Exit status: 0 if the item is set; 1 if not; 2 if the argument is not
recognised as a [valid identifier](#user-content-names-and-identifiers).
Unlike most other modernish commands, `isset` does not treat an invalid
identifier as a fatal error.
When checking a shell option, a nonexistent shell option is not an error,
but returns the same result as an unset shell option. (To check if a shell
option exists, use [`thisshellhas`](#user-content-shell-capability-detection).
Note: just `isset -f` checks if shell option `-f` (a.k.a. `-o noglob`) is
set, but with an extra argument, it checks if a shell function is set.
Similarly, `isset -x` checks if shell option `-x` (a.k.a `-o xtrace`)
is set, but `isset -x` *varname* checks if a variable is exported. If you
use unquoted variable expansions here, make sure they're not empty, or
the shell's empty removal mechanism will cause the wrong thing to be checked
(even in the [safe mode](#user-content-use-safe)).
### `setstatus` ###
`setstatus` manually sets the exit status `$?` to the desired value. The
function exits with the status indicated. This is useful in conditional
constructs if you want to prepare a particular exit status for a subsequent
`exit` or `return` command to inherit under certain circumstances.
The status argument is a parsed as a shell arithmetic expression. A negative
value is treated as a fatal error. The behaviour of values greater than 255
is not standardised and depends on your particular shell.
## Testing numbers, strings and files ##
The `test`/`[` command is the bane of casual shell scripters. Even advanced
shell programmers are frequently caught unaware by one of the many pitfalls
of its arcane, hackish syntax. It attempts to look like shell grammar without
*being* shell grammar, causing myriad problems
([1](http://wiki.bash-hackers.org/commands/classictest),
[2](https://mywiki.wooledge.org/BashPitfalls)).
Its `-a`, `-o`, `(` and `)` operators are *inherently and fatally broken* as
there is no way to reliably distinguish operators from operands, so POSIX
[deprecates their use](http://pubs.opengroup.org/onlinepubs/9699919799/utilities/test.html#tag_20_128_16);
however, most manual pages do not include this essential information, and
even the few that do will not tell you what to do instead.
Ksh, zsh and bash offer a `[[` alternative that fixes many of these problems,
as it is integrated into the shell grammar.

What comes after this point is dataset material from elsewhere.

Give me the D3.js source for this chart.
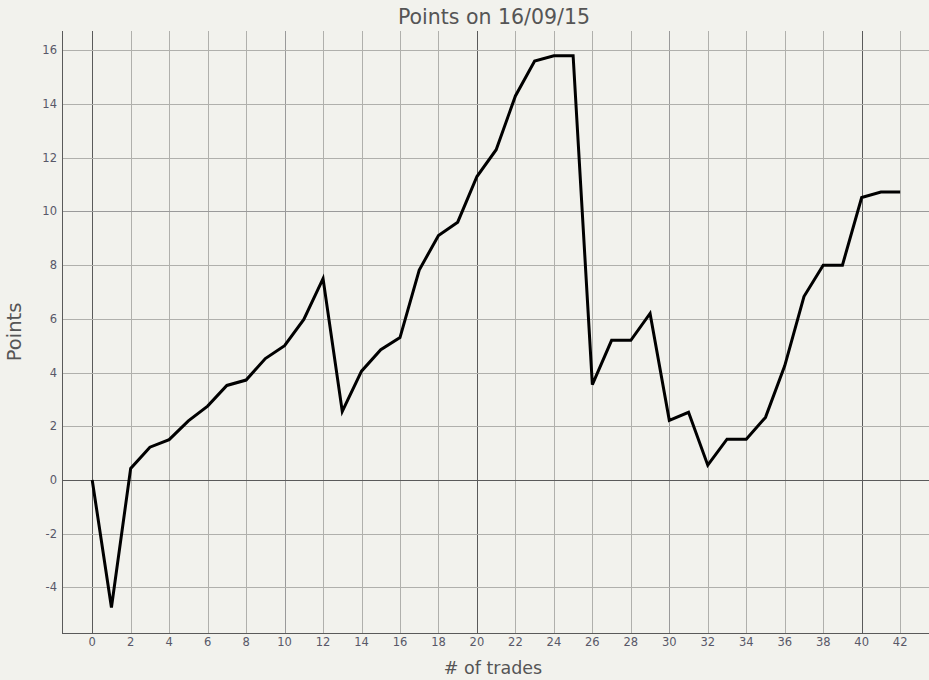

Nevertheless, it increases
confusion, as entirely different grammar and quoting rules apply
within `[[`...`]]` than outside it, yet many scripts end up using them
interchangeably. It is also not available on all POSIX shells. (To make
matters worse, Busybox ash has a false-friend `[[` that is just an alias
of `[`, with none of the shell grammar integration!)
Finally, the POSIX `test`/`[` command is incompatible with the modernish
"safe mode" which aims to eliminate most of the need to quote variables.
See [`use safe`](#user-content-use-safe) for more information.
Modernish deprecates `test`/`[` and `[[` completely. Instead, it offers a
comprehensive alternative command design that works with the usual shell
grammar in a safer way while offering various feature enhancements. The
following replacements are available:
### Integer number arithmetic tests and operations ###
To test if a string is a valid number in shell syntax, `str isint` is
available. See [String tests](#user-content-string-tests).
#### The arithmetic command `let` ####
An implementation of `let` as in ksh, bash and zsh is now available to all
POSIX shells. This makes C-style signed integer arithmetic evaluation
available to every
[supported shell](#user-content-appendix-d-supported-shells),
*with the exception of the unary `++` and `--` operators*
(which are a nonstandard shell capability detected by modernish under the ID of
[`ARITHPP`](#user-content-appendix-a-list-of-shell-cap-ids)).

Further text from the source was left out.